Stated problem:
Assemble all lines in which the string "seaborn" appears.

● ● ●

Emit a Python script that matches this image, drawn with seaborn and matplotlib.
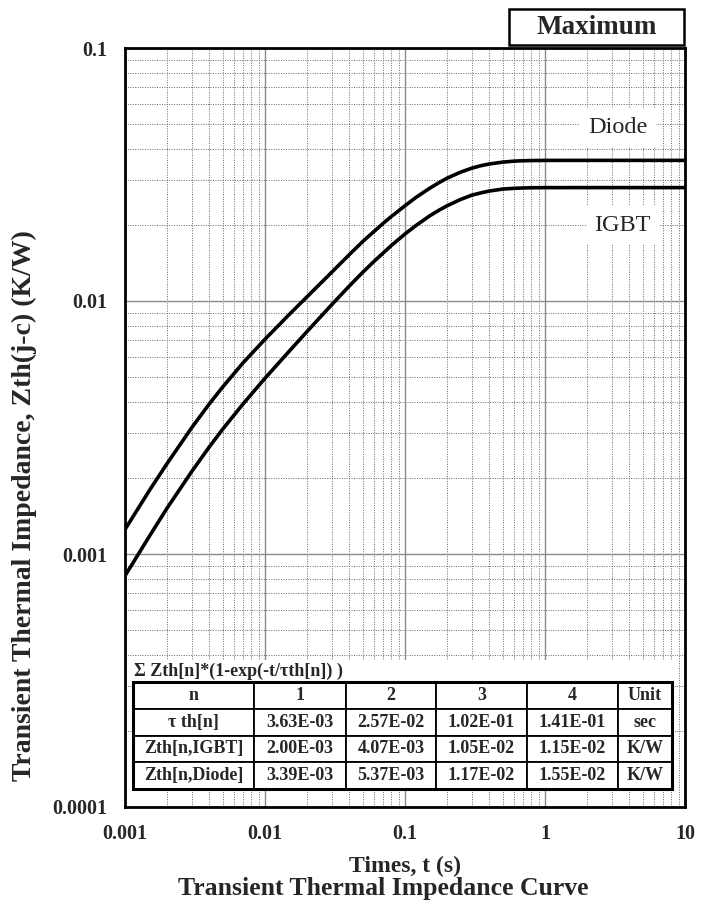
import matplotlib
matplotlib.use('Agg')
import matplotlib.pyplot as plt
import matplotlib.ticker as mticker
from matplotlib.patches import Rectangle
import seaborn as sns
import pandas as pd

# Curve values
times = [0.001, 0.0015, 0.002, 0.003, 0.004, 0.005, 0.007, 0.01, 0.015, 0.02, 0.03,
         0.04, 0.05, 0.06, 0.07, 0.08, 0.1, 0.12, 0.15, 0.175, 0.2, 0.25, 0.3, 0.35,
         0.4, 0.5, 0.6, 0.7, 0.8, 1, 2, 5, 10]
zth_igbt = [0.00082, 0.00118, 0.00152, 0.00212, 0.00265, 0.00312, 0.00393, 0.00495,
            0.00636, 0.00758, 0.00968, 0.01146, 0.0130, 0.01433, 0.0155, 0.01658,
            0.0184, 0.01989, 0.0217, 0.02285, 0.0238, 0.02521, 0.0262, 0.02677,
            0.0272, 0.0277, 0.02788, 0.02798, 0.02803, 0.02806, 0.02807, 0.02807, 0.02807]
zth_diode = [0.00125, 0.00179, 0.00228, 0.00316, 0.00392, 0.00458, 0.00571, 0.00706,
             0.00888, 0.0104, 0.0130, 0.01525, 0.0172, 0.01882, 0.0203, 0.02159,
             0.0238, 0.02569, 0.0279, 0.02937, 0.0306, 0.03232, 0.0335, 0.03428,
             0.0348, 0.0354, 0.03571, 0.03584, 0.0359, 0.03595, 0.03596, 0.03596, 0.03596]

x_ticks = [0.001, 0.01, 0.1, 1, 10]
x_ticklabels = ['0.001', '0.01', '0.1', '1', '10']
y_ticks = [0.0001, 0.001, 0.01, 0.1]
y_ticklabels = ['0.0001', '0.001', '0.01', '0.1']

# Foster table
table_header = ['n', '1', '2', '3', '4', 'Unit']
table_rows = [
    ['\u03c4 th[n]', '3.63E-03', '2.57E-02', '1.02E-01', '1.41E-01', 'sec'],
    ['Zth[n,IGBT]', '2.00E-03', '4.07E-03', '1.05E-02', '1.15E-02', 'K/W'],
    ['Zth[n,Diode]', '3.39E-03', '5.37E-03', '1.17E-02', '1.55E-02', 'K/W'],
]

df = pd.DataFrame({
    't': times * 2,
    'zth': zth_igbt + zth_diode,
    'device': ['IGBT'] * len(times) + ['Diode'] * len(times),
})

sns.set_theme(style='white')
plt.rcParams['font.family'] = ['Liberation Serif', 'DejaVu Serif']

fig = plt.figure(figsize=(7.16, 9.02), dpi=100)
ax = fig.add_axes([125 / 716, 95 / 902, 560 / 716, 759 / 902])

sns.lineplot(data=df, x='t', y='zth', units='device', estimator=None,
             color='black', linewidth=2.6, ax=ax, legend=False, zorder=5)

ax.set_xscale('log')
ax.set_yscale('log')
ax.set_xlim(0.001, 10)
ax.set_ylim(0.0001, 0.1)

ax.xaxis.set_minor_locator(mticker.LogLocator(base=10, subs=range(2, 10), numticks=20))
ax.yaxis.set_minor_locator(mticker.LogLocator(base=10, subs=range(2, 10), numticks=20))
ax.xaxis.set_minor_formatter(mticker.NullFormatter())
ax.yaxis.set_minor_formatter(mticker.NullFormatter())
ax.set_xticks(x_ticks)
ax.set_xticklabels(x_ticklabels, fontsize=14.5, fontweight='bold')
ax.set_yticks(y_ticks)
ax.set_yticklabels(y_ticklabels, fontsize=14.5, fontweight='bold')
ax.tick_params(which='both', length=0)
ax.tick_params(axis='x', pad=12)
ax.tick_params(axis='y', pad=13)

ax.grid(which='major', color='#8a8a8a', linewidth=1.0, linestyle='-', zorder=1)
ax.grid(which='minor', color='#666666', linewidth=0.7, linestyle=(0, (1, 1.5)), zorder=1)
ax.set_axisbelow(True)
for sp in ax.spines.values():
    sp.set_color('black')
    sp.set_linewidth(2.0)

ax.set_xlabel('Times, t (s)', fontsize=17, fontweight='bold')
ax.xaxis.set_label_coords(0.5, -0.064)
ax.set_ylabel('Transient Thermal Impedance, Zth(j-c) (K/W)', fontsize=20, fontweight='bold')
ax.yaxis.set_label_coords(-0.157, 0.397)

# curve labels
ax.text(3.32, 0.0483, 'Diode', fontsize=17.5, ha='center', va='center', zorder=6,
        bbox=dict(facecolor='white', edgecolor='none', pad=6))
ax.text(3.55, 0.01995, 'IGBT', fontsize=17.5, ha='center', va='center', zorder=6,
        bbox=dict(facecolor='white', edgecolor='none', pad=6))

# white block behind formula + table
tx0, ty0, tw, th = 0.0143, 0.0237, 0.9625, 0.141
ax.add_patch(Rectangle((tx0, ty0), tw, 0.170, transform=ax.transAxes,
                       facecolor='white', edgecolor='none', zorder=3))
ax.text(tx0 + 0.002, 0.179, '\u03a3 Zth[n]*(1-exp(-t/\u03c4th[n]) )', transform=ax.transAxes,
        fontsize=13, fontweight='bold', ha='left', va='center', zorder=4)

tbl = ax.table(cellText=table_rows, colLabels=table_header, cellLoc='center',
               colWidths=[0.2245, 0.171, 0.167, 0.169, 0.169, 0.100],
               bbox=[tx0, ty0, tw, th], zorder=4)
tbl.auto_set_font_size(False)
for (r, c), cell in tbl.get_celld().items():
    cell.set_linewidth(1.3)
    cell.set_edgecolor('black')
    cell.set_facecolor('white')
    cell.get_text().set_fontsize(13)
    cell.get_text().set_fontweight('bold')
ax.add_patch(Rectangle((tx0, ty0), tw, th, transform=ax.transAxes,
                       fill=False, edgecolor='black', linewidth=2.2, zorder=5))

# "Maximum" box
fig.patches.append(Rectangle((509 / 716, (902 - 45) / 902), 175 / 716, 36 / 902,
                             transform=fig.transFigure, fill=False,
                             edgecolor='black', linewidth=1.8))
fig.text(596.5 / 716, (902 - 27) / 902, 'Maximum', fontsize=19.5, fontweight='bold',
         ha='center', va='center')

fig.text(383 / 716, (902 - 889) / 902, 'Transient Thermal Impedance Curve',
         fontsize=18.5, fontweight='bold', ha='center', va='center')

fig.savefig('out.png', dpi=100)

● ● ●

Task result:
Emit a Python script that matches this image, drawn with seaborn and matplotlib.
import seaborn as sns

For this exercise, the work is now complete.